Nev believes he is in touch with an entire community of people. It turns out he is in touch with one person, Angela. She is in reality the mother of Abby, the little girl, and Megan, the 19-year-old, and all of the people Nev has “friended” are real people. But they are not on Facebook. Angela has created all of the Facebook pages and personas — and kept two cell phones, one to answer as herself, one to answer as Megan. All of them have names and other identifying characteristics of the real people and places and events in Angela’s life, but in a much more fundamental way, all of them are aspects of Angela herself. The movie’s most powerful moments are when we realize that Angela was not trying to deceive Nev as much as she was trying to present a self that felt more authentic to her than the life she was actually leading. She is like both Cyrano de Bergerac and the handsome-but-blank soldier whose love letters he penned.
At first, Angela tries to keep the fantasy alive. But with surprising gentleness, Nev encourages her to confess. She had once dreamed of being an artist but she was living in a remote part of Michigan, caring for two profoundly disabled teenage step-sons. Like many of us, Angela looked around at her life, very far from what she had hoped for and felt that it wasn’t who she really was. And so, like a novelist or screenwriter, she imagined another world. For a little while, it felt more real to her and to Nev than what they were living. She longed for Nev’s life in the midst of the cultural opportunities of New York. He longed for the bucolic pleasures of the country. They both longed for someone to love and be loved by. And for a moment, they found it, or what felt like it anyway.
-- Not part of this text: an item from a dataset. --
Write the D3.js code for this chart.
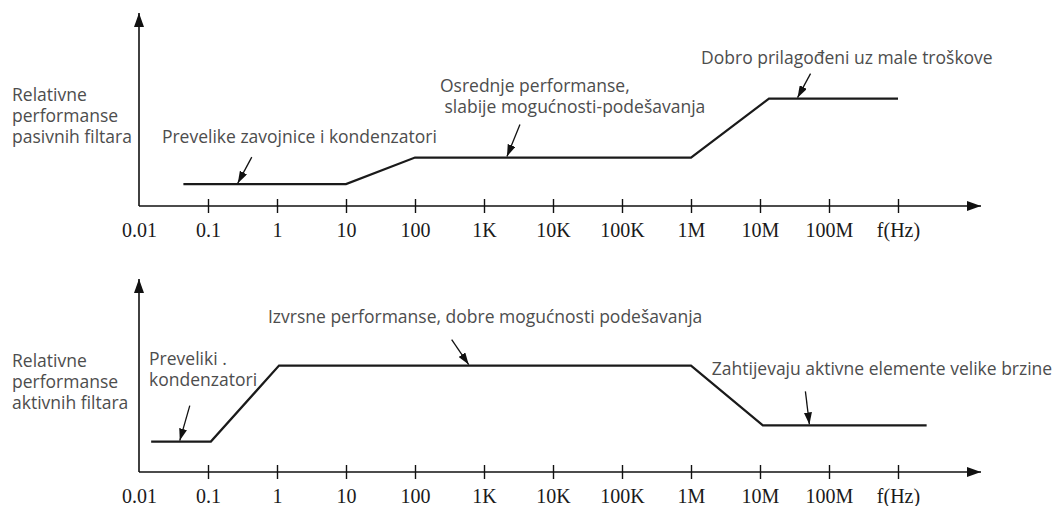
<!DOCTYPE html>
<html>
<head>
<meta charset="utf-8">
<script src="https://cdn.jsdelivr.net/npm/d3@7"></script>
<style>
  body { margin: 0; background: #fff; }
  .note { font-family: "Open Sans", sans-serif; font-size: 17.5px; fill: #4d4d4d; }
  .tick-label { font-family: "Liberation Serif", serif; font-size: 20px; fill: #1a1a1a; }
</style>
</head>
<body>
<svg id="chart" width="1060" height="506"></svg>
<script>
// tick values on the frequency axis and what is printed under them
const tickValues = [0.01, 0.1, 1, 10, 100, 1e3, 1e4, 1e5, 1e6, 1e7, 1e8, 1e9];
const tickLabels = ["0.01", "0.1", "1", "10", "100", "1K", "10K", "100K", "1M", "10M", "100M", "f(Hz)"];

// passive filters curve
const passiveFreq = [0.044, 10, 100, 1e6, 1.35e7, 1e9];
const passivePerf = [1.15, 1.15, 2.55, 2.55, 5.65, 5.65];

// active filters curve
const activeFreq = [0.015, 0.11, 1.07, 1e6, 1.1e7, 2.6e9];
const activePerf = [1.6, 1.6, 5.6, 5.6, 2.45, 2.45];

// annotations: text anchor (freq, perf), arrow target (freq, perf)
const passiveNotes = [
    { lines: ["Prevelike zavojnice i kondenzatori"], tf: 0.0215, tp: 3.3, af: 0.27, ap: 1.15, dx: 14, dy: -27 },
    { lines: ["Osrednje performanse,", " slabije mogućnosti-podešavanja"], tf: 230, tp: 6.0, af: 2150, ap: 2.55, dx: 13, dy: -33 },
    { lines: ["Dobro prilagođeni uz male troškove"], tf: 1.4e6, tp: 7.47, af: 3.5e7, ap: 5.65, dx: 13, dy: -25 }
];
const activeNotes = [
    { lines: ["Preveliki .", "kondenzatori"], tf: 0.014, tp: 5.63, af: 0.039, ap: 1.6, dx: 10, dy: -36 },
    { lines: ["Izvrsne performanse, dobre mogućnosti podešavanja"], tf: 0.74, tp: 7.84, af: 600, ap: 5.6, dx: -17, dy: -26 },
    { lines: ["Zahtijevaju aktivne elemente velike brzine"], tf: 2e6, tp: 5.1, af: 5.2e7, ap: 2.45, dx: -4, dy: -34 }
];

const passiveTitle = ["Relativne", "performanse", "pasivnih filtara"];
const activeTitle = ["Relativne", "performanse", "aktivnih filtara"];

const svg = d3.select("#chart");

// arrowheads
const defs = svg.append("defs");
defs.append("marker")
    .attr("id", "axisArrow")
    .attr("viewBox", "0 0 14 10")
    .attr("refX", 14)
    .attr("refY", 5)
    .attr("markerWidth", 14)
    .attr("markerHeight", 10)
    .attr("markerUnits", "userSpaceOnUse")
    .attr("orient", "auto")
    .append("path")
    .attr("d", "M0,0 L14,5 L0,10 Z")
    .attr("fill", "#111");

defs.append("marker")
    .attr("id", "noteArrow")
    .attr("viewBox", "0 0 12 8")
    .attr("refX", 12)
    .attr("refY", 4)
    .attr("markerWidth", 12)
    .attr("markerHeight", 8)
    .attr("markerUnits", "userSpaceOnUse")
    .attr("orient", "auto")
    .append("path")
    .attr("d", "M0,0 L12,4 L0,8 Z")
    .attr("fill", "#111");

const x = d3.scaleLog()
    .domain([0.01, 1e9])
    .range([139, 898]);

function drawPanel(axisY, freq, perf, notes, title) {
    const g = svg.append("g");

    const y = d3.scaleLinear()
        .domain([0, 10])
        .range([axisY, axisY - 190]);

    // y axis line with arrow
    g.append("line")
        .attr("x1", x(0.01)).attr("y1", axisY)
        .attr("x2", x(0.01)).attr("y2", axisY - 193)
        .attr("stroke", "#111")
        .attr("stroke-width", 1.6)
        .attr("marker-end", "url(#axisArrow)");

    // x axis line with arrow
    g.append("line")
        .attr("x1", x(0.01)).attr("y1", axisY)
        .attr("x2", 981).attr("y2", axisY)
        .attr("stroke", "#111")
        .attr("stroke-width", 1.6)
        .attr("marker-end", "url(#axisArrow)");

    // ticks and labels
    const xAxis = d3.axisBottom(x)
        .tickValues(tickValues)
        .tickSize(7)
        .tickFormat((d, i) => tickLabels[i]);

    const axisG = g.append("g")
        .attr("transform", "translate(0," + axisY + ")")
        .call(xAxis);
    axisG.select(".domain").remove();
    axisG.selectAll(".tick line")
        .attr("y1", -7)
        .attr("stroke", "#111")
        .attr("stroke-width", 1.4)
        .filter((d, i) => i === 0).remove();
    axisG.selectAll(".tick text")
        .attr("class", "tick-label")
        .attr("y", 17)
        .attr("font-size", null)
        .attr("font-family", null);
    axisG.attr("font-size", null).attr("font-family", null);

    // curve
    const pts = freq.map((f, i) => [f, perf[i]]);
    g.append("path")
        .datum(pts)
        .attr("d", d3.line().x(d => x(d[0])).y(d => y(d[1])))
        .attr("fill", "none")
        .attr("stroke", "#1a1a1a")
        .attr("stroke-width", 2.2);

    // annotations
    notes.forEach(n => {
        const t = g.append("text")
            .attr("class", "note")
            .attr("x", x(n.tf))
            .attr("y", y(n.tp));
        n.lines.forEach((l, i) => {
            t.append("tspan")
                .attr("x", x(n.tf))
                .attr("dy", i === 0 ? 0 : 21)
                .style("white-space", "pre")
                .text(l);
        });
        const ax = x(n.af), ay = y(n.ap);
        g.append("line")
            .attr("x1", ax + n.dx).attr("y1", ay + n.dy)
            .attr("x2", ax).attr("y2", ay - 1)
            .attr("stroke", "#111")
            .attr("stroke-width", 1.3)
            .attr("marker-end", "url(#noteArrow)");
    });

    // y title
    const tt = g.append("text")
        .attr("class", "note")
        .attr("x", 12)
        .attr("y", axisY - 105);
    title.forEach((l, i) => {
        tt.append("tspan")
            .attr("x", 12)
            .attr("dy", i === 0 ? 0 : 21)
            .text(l);
    });
}

drawPanel(206, passiveFreq, passivePerf, passiveNotes, passiveTitle);
drawPanel(472, activeFreq, activePerf, activeNotes, activeTitle);
</script>
</body>
</html>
Angela often ends her sentences with a “so…..,” not ready to finish the thought, not willing to see where it leads, but not able to end where it is. It is telling that her paintings, which mean so much to her, are based on photographs. Just as she amplifies and embroiders and expands on the images of what really exists in her artwork, she took the details of her life and made them prettier. But as Nev cannot find it in his heart to be angry or feel badly deceived, we, too, respond to her need to spend a few hours a day as the person she felt she was meant to be. It is moving to see his spirit expand to recognize that it was not Angela’s lies he was drawn to, but her truth. And at the end, when for the first time we understand the meaning of the film’s title, and then we see where Nev’s relationship with Angela is today, we can feel our own spirits expanding, and rising, to greater understanding and forgiveness.